1

I have a set of numbers, [1, 3, 4, 5, 7]. I want to select a number from the set with a probability proportional to its value:

Number Probability %
1 1/20 5
3 3/20 15
4 4/20 20
5 5/20 25
7 7/20 35

However, I want to be able to both update and query this set in less than O(n). Are there any data structures that would help me achieve that?

Preferably in Java, if it exists already

Rubydesic
  • 3,386
  • 12
  • 27
  • 1
    @kcsquared The first answer requires to compute the CDF which is an O(n) operation. The second one is better but I can't think of a way to allow removal of items that is not O(n) – Rubydesic Feb 09 '22 at 14:55
  • It appears that [this C++](https://stackoverflow.com/questions/58932354/weighted-random-number-generator-with-updates) based question is almost what you're looking for, apart from the language difference. You can get `O(log n)` amortized (or worst-case, with more work) inserts and deletes by dynamically/geometrically resizing a Fenwick tree. – kcsquared Feb 09 '22 at 15:02
  • Does this answer your question? [Random weighted selection in Java](https://stackoverflow.com/questions/6409652/random-weighted-selection-in-java) – QBrute Feb 09 '22 at 15:07
  • 1
    @QBrute kcsquared suggested that. See my first comment – Rubydesic Feb 09 '22 at 15:10

1 Answers1

1

You can get O(log n) amortized querying and updating (including removing/inserting elements) using a Binary Indexed Tree, also known as a Fenwick tree. The idea is to use dynamic resizing, which is the same trick used in variable-size arrays and hash tables to get amortized constant time appends. This also implies that you should be able to get O(log n) worst-case bounds using the method from dynamic arrays of rebuilding a second array on the side, but this makes the code significantly longer.

First, we know that given a list of the partial sums of arr, and a random integer in [0, sum(arr)], we can do this in O(log n) time with a binary search. Specifically, if our random integer is r, we want the index of the rightmost partial sum less than or equal to r.

Now, we'll use the technique from this post of Fenwick trees to maintain and query the partial sums. That post is slightly different from yours: they have a fixed set of n keys, whose weights can be updated, without new insertions or deletions.

A Fenwick tree is an array that allows you to answer queries about partial sums of a 'base' array in O(log n) time per query, and can be built in O(n) time. In particular, you can

  1. Find the the index of the rightmost partial sum of arr less than or equal to r,
  2. Set arr[i] to arr[i]+c for any integer c,

both in O(log n) time.

Start by appending n zeros to arr (it is now half full), and build its Fenwick tree. We can treat 'removing' an element as setting its weight to 0. Inserting an element is done by taking the zero after the rightmost nonzero element in arr as the new element's spot. The removed elements and new elements may eventually cause our array to fill up: if we reach 75% capacity, rebuild our array and Fenwick tree, doubling the array size (pad with zeros on the right) and deleting all the zero-weight elements. If we reach 25% capacity, shrink the array to half size, rebuilding the Fenwick tree as well.

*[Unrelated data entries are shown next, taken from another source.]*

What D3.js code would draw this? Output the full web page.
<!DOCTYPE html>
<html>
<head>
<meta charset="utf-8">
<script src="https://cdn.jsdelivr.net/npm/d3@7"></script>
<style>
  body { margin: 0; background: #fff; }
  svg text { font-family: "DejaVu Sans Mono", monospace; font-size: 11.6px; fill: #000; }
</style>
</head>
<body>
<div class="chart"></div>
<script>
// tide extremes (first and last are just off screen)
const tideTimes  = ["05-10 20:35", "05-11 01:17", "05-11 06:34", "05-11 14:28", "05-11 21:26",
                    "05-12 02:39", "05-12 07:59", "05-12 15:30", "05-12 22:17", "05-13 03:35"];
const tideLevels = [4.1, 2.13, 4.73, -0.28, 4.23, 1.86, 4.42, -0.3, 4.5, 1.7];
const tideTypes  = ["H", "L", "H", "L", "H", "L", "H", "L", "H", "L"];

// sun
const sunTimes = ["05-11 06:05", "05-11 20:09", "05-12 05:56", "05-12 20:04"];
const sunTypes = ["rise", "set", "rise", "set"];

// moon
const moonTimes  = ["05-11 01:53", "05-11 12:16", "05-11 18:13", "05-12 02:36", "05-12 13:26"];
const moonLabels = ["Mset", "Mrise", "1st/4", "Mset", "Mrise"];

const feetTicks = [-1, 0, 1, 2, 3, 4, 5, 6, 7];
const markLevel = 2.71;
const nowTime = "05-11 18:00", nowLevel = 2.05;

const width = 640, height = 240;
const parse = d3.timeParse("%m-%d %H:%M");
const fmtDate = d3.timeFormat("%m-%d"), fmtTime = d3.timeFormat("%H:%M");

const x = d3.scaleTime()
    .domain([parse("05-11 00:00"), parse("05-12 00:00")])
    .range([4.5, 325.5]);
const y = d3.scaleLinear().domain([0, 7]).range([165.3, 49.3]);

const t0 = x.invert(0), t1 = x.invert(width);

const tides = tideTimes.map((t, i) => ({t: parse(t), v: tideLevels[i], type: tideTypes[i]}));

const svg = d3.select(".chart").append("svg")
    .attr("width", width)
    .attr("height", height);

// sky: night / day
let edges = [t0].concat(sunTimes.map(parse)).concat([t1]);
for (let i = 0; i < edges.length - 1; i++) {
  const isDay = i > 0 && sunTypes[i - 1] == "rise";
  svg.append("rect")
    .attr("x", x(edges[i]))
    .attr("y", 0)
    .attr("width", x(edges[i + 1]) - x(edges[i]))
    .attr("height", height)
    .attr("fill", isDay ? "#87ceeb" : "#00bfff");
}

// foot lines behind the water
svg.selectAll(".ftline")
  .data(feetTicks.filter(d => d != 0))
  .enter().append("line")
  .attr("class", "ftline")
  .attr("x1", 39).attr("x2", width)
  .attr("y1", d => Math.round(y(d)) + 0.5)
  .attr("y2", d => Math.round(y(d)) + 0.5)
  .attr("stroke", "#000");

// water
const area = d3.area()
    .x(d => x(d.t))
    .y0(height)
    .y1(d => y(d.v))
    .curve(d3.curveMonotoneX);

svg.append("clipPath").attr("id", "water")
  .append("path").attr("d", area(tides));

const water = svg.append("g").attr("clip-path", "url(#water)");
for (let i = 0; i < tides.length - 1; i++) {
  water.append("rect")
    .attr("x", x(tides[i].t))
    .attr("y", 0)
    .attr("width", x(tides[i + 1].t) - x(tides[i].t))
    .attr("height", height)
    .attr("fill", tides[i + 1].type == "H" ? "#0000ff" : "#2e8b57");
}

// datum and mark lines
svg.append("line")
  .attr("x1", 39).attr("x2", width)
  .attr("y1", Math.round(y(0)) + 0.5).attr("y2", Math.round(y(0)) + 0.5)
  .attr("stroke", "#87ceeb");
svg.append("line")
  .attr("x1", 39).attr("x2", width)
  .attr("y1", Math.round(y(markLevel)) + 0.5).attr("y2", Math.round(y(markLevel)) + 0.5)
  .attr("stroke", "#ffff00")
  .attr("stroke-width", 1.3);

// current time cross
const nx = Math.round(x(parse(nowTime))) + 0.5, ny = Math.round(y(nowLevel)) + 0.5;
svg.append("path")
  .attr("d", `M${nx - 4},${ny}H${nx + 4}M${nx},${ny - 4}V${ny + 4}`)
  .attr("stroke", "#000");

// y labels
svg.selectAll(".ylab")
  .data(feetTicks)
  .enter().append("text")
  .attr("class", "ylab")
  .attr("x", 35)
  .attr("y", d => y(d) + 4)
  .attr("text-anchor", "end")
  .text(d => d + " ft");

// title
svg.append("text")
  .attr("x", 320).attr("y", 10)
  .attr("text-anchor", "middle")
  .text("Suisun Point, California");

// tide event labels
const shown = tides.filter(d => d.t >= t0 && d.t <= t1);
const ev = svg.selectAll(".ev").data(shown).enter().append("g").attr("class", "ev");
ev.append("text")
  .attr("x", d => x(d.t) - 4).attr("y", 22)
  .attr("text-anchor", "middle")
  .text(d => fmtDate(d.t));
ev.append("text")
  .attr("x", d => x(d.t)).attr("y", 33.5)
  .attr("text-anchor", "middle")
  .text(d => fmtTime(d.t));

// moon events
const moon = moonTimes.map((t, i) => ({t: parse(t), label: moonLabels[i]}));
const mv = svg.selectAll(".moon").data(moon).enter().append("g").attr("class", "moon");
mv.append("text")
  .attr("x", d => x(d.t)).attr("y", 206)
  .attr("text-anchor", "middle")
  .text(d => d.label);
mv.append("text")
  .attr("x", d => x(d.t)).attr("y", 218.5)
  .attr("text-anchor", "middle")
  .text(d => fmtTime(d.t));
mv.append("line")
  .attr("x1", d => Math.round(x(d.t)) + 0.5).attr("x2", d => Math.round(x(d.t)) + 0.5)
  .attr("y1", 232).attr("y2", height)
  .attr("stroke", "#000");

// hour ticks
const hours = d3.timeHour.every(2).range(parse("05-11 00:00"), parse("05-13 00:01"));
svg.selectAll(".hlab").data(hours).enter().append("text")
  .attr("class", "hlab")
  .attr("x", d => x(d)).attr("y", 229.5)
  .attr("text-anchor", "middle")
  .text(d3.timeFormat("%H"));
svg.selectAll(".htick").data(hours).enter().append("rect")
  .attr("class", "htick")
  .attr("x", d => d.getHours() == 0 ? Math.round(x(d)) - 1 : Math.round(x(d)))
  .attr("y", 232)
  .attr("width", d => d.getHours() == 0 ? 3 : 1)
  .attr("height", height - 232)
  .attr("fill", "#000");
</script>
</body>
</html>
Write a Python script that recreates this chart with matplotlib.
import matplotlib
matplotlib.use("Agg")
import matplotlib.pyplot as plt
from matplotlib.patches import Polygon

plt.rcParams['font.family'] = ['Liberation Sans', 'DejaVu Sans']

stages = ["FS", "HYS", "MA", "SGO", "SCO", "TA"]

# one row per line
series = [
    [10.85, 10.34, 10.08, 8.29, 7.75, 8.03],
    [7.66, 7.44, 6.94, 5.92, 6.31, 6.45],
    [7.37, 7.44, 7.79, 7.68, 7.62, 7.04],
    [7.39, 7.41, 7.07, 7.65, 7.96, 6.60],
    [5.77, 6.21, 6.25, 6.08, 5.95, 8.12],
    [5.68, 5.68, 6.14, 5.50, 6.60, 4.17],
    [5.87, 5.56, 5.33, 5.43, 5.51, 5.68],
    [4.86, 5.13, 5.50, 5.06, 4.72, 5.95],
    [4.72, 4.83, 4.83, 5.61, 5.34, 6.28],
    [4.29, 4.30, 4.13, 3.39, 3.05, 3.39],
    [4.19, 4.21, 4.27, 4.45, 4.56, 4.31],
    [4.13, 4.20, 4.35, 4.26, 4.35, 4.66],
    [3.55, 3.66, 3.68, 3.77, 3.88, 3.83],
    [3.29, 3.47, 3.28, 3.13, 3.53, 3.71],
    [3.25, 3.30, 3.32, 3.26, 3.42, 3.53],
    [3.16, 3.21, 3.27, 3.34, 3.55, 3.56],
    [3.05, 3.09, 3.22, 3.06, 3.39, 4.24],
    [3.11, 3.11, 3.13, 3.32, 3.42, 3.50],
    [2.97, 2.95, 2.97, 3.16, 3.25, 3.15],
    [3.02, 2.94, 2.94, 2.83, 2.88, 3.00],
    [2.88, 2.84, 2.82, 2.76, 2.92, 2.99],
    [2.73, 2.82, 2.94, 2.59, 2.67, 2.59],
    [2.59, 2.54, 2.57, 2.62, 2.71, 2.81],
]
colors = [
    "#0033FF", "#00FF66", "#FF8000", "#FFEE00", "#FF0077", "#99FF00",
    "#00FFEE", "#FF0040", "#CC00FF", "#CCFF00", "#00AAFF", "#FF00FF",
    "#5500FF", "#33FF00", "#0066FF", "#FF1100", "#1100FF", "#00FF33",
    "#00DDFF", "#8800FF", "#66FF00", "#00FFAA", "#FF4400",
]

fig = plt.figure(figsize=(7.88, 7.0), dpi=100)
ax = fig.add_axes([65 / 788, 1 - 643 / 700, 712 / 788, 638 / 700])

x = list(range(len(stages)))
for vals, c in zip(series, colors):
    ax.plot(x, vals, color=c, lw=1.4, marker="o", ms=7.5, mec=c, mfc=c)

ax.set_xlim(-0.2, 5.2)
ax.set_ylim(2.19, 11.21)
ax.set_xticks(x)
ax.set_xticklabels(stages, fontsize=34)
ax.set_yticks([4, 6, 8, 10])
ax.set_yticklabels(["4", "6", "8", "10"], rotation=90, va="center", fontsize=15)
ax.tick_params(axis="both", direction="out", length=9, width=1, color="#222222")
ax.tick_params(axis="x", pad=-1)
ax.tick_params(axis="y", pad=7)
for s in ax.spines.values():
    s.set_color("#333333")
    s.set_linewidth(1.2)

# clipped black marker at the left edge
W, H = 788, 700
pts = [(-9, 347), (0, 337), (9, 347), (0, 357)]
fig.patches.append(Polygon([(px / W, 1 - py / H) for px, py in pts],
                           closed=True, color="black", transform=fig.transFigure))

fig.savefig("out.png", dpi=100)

You'll need to maintain arr constantly to be able to rebuild, so all updates must be done on arr and the Fenwick tree. You'll also need a hashmap from array indices to your keys for random selection.

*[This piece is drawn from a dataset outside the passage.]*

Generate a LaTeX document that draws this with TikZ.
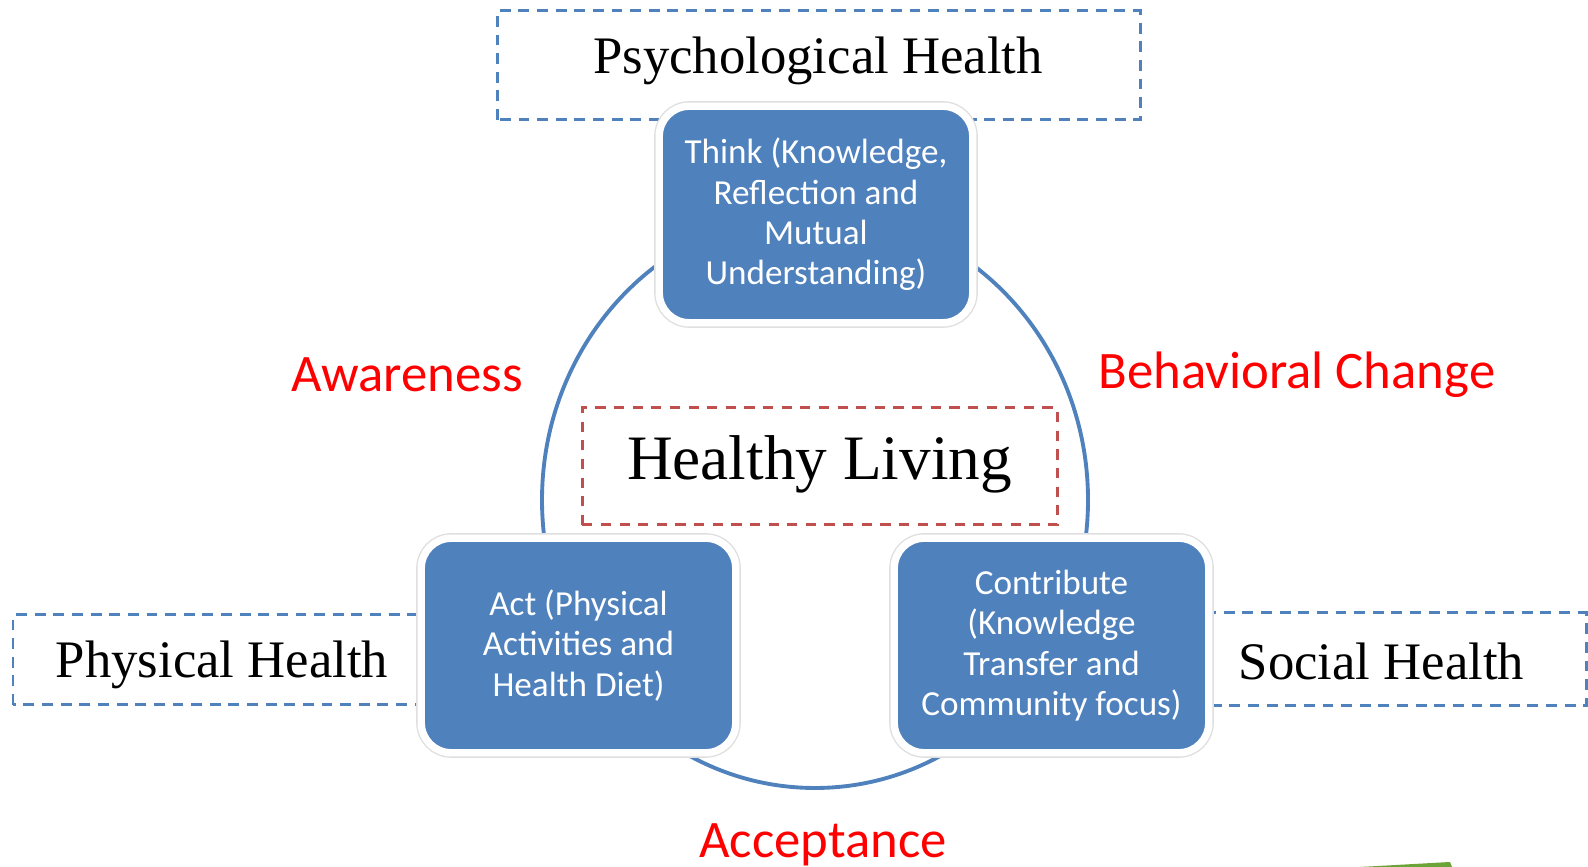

The good part is that you don't need to modify the Fenwick tree internals at all: given a Fenwick tree implementation in Java that supports initialization, array updates and the binary search, you can treat it as a black box. This stops being true if you want worst-case time guarantees: then, you'll need to copy the internal state of the Fenwick tree, piece by piece, which has some complications.

kcsquared
  • 5,244
  • 1
  • 11
  • 36